Eye candy is plentiful but there’s an inescapable feeling that the flimsy
narrative has been tailored to the 3D and the higher ticket prices commanded by
the eye-popping format.
You could cheerfully distil the plot into 10 minutes - the remainder of
Darnell, McGrath and Vernon’s upbeat adventure is glossy, feel-good packaging
adorned with rump-shaking musical interludes from Sacha Baron Cohen’s lord of
the lemurs.
Alex (voiced by Ben Stiller), Marty (Chris Rock), Melman (David Schwimmer)

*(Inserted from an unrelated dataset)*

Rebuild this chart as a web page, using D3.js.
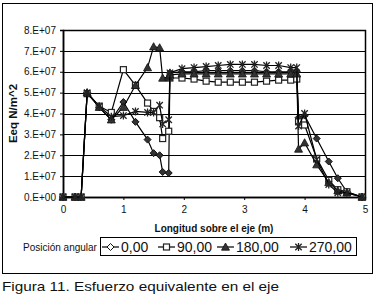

and Gloria (Jada Pinkett Smith) hanker for a return to New York’s Central Park
Zoo.
They leave Africa and head first to Monte Carlo to reunite with the
penguins, where the gang has a close encounter with tenacious animal control
officer Captain Chantel DuBois (Frances McDormand) and her scooter-riding
cronies.
Alex and co seek refuge on a circus train and persuade Vitaly the tiger
(Bryan Cranston), Gia the jaguar (Jessica Chastain) and Stefano the sea lion
(Martin Short) that they are performing animals too.
Alex, Marty, Melman and Gloria nervously train alongside the professionals,
knowing they must impress a big promoter in Rome in order to secure a booking
in the Big Apple.
En route, Alex purrs affectionately for Gia and the lion helps Vitaly to
revive his show-stopping solo dive through a flaming ring.
“It is impossible,” growls Vitaly, referring to his daredevil act.
“That’s why people loved it,” smiles Alex.
Madagascar 3: Europe’s Most Wanted is undemanding escapist froth.
McDormand gleefully chews the computer-generated scenery and the script
pokes fun at our European neighbours, such as when Mason the chimpanzee quips,
“Labour laws are a little more lenient in France. They only have to work two
weeks a year!”
Apart from Alex, who enjoys a romance that defies Mother Nature’s grand
design (lions roam Africa and Asia, jaguars stalk the Americas), other
characters embark on journeys that are literal rather than emotional.
Kids will love the slapstick and high-octane action but parents may find the
tomfoolery as tame as the four-legged heroes.